EXERCISE OBJECTIVE -> Quote every entry word for word.

LISTED RECORDS ->
########

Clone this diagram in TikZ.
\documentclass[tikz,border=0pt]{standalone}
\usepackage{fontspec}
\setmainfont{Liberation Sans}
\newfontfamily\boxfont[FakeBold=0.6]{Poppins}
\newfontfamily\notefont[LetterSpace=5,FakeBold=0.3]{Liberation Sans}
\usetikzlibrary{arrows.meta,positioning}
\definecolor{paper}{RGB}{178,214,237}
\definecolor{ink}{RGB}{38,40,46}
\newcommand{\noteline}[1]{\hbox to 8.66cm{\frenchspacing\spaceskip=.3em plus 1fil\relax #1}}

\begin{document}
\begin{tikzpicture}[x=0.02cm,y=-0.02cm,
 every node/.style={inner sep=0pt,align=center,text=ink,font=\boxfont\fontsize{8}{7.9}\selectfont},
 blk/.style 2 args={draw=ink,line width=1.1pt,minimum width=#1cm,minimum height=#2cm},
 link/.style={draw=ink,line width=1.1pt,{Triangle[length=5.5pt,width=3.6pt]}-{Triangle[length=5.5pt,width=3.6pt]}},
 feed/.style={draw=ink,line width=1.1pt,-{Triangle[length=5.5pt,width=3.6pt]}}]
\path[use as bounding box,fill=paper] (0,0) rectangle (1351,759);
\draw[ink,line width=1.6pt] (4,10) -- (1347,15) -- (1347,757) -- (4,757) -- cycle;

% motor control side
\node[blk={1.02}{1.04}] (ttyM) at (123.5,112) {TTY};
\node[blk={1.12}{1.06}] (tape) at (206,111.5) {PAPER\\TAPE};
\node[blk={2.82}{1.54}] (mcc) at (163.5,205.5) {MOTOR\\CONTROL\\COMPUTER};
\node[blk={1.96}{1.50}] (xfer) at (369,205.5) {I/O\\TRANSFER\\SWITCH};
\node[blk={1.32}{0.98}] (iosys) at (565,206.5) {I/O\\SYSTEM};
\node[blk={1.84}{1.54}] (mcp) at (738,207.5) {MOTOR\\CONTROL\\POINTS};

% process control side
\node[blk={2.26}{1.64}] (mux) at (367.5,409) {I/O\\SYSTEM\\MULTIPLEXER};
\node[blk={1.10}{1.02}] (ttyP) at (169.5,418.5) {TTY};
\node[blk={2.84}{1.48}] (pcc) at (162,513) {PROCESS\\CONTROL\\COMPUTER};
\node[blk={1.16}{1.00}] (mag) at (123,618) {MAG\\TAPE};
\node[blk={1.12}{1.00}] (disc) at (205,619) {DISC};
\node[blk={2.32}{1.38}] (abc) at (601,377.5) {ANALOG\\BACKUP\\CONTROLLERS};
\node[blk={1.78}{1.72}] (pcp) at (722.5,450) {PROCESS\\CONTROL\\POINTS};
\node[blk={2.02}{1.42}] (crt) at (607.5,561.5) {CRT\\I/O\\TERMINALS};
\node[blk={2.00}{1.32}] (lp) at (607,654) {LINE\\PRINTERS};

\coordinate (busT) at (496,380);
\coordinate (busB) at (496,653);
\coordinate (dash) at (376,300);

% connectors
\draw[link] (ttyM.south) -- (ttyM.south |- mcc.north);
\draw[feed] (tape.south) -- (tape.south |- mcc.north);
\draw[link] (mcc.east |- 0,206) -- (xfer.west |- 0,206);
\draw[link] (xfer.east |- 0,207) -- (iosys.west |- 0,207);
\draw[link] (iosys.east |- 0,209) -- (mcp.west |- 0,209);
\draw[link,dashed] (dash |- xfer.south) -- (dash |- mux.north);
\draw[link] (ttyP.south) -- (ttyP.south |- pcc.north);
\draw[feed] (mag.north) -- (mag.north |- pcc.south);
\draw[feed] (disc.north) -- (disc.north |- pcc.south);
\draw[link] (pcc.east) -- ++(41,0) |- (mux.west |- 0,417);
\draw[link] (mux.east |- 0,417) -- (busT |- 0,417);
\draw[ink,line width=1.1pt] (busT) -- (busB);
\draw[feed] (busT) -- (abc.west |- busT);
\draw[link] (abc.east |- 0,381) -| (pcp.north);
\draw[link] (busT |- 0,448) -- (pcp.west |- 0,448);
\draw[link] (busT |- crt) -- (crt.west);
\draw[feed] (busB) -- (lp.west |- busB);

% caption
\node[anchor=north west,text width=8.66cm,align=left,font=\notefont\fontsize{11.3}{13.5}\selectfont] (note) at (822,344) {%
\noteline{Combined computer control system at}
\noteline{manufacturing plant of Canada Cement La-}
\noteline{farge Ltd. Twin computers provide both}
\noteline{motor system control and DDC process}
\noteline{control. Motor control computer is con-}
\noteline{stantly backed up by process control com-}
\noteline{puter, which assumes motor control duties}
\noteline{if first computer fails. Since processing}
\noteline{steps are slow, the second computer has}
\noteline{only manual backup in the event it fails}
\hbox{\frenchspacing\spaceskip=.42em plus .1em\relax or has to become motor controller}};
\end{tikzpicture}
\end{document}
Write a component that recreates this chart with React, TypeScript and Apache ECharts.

########

THE RESULT ->
Clone this diagram in TikZ.
\documentclass[tikz,border=0pt]{standalone}
\usepackage{fontspec}
\setmainfont{Liberation Sans}
\newfontfamily\boxfont[FakeBold=0.6]{Poppins}
\newfontfamily\notefont[LetterSpace=5,FakeBold=0.3]{Liberation Sans}
\usetikzlibrary{arrows.meta,positioning}
\definecolor{paper}{RGB}{178,214,237}
\definecolor{ink}{RGB}{38,40,46}
\newcommand{\noteline}[1]{\hbox to 8.66cm{\frenchspacing\spaceskip=.3em plus 1fil\relax #1}}

\begin{document}
\begin{tikzpicture}[x=0.02cm,y=-0.02cm,
 every node/.style={inner sep=0pt,align=center,text=ink,font=\boxfont\fontsize{8}{7.9}\selectfont},
 blk/.style 2 args={draw=ink,line width=1.1pt,minimum width=#1cm,minimum height=#2cm},
 link/.style={draw=ink,line width=1.1pt,{Triangle[length=5.5pt,width=3.6pt]}-{Triangle[length=5.5pt,width=3.6pt]}},
 feed/.style={draw=ink,line width=1.1pt,-{Triangle[length=5.5pt,width=3.6pt]}}]
\path[use as bounding box,fill=paper] (0,0) rectangle (1351,759);
\draw[ink,line width=1.6pt] (4,10) -- (1347,15) -- (1347,757) -- (4,757) -- cycle;

% motor control side
\node[blk={1.02}{1.04}] (ttyM) at (123.5,112) {TTY};
\node[blk={1.12}{1.06}] (tape) at (206,111.5) {PAPER\\TAPE};
\node[blk={2.82}{1.54}] (mcc) at (163.5,205.5) {MOTOR\\CONTROL\\COMPUTER};
\node[blk={1.96}{1.50}] (xfer) at (369,205.5) {I/O\\TRANSFER\\SWITCH};
\node[blk={1.32}{0.98}] (iosys) at (565,206.5) {I/O\\SYSTEM};
\node[blk={1.84}{1.54}] (mcp) at (738,207.5) {MOTOR\\CONTROL\\POINTS};

% process control side
\node[blk={2.26}{1.64}] (mux) at (367.5,409) {I/O\\SYSTEM\\MULTIPLEXER};
\node[blk={1.10}{1.02}] (ttyP) at (169.5,418.5) {TTY};
\node[blk={2.84}{1.48}] (pcc) at (162,513) {PROCESS\\CONTROL\\COMPUTER};
\node[blk={1.16}{1.00}] (mag) at (123,618) {MAG\\TAPE};
\node[blk={1.12}{1.00}] (disc) at (205,619) {DISC};
\node[blk={2.32}{1.38}] (abc) at (601,377.5) {ANALOG\\BACKUP\\CONTROLLERS};
\node[blk={1.78}{1.72}] (pcp) at (722.5,450) {PROCESS\\CONTROL\\POINTS};
\node[blk={2.02}{1.42}] (crt) at (607.5,561.5) {CRT\\I/O\\TERMINALS};
\node[blk={2.00}{1.32}] (lp) at (607,654) {LINE\\PRINTERS};

\coordinate (busT) at (496,380);
\coordinate (busB) at (496,653);
\coordinate (dash) at (376,300);

% connectors
\draw[link] (ttyM.south) -- (ttyM.south |- mcc.north);
\draw[feed] (tape.south) -- (tape.south |- mcc.north);
\draw[link] (mcc.east |- 0,206) -- (xfer.west |- 0,206);
\draw[link] (xfer.east |- 0,207) -- (iosys.west |- 0,207);
\draw[link] (iosys.east |- 0,209) -- (mcp.west |- 0,209);
\draw[link,dashed] (dash |- xfer.south) -- (dash |- mux.north);
\draw[link] (ttyP.south) -- (ttyP.south |- pcc.north);
\draw[feed] (mag.north) -- (mag.north |- pcc.south);
\draw[feed] (disc.north) -- (disc.north |- pcc.south);
\draw[link] (pcc.east) -- ++(41,0) |- (mux.west |- 0,417);
\draw[link] (mux.east |- 0,417) -- (busT |- 0,417);
\draw[ink,line width=1.1pt] (busT) -- (busB);
\draw[feed] (busT) -- (abc.west |- busT);
\draw[link] (abc.east |- 0,381) -| (pcp.north);
\draw[link] (busT |- 0,448) -- (pcp.west |- 0,448);
\draw[link] (busT |- crt) -- (crt.west);
\draw[feed] (busB) -- (lp.west |- busB);

% caption
\node[anchor=north west,text width=8.66cm,align=left,font=\notefont\fontsize{11.3}{13.5}\selectfont] (note) at (822,344) {%
\noteline{Combined computer control system at}
\noteline{manufacturing plant of Canada Cement La-}
\noteline{farge Ltd. Twin computers provide both}
\noteline{motor system control and DDC process}
\noteline{control. Motor control computer is con-}
\noteline{stantly backed up by process control com-}
\noteline{puter, which assumes motor control duties}
\noteline{if first computer fails. Since processing}
\noteline{steps are slow, the second computer has}
\noteline{only manual backup in the event it fails}
\hbox{\frenchspacing\spaceskip=.42em plus .1em\relax or has to become motor controller}};
\end{tikzpicture}
\end{document}
Write a component that recreates this chart with React, TypeScript and Apache ECharts.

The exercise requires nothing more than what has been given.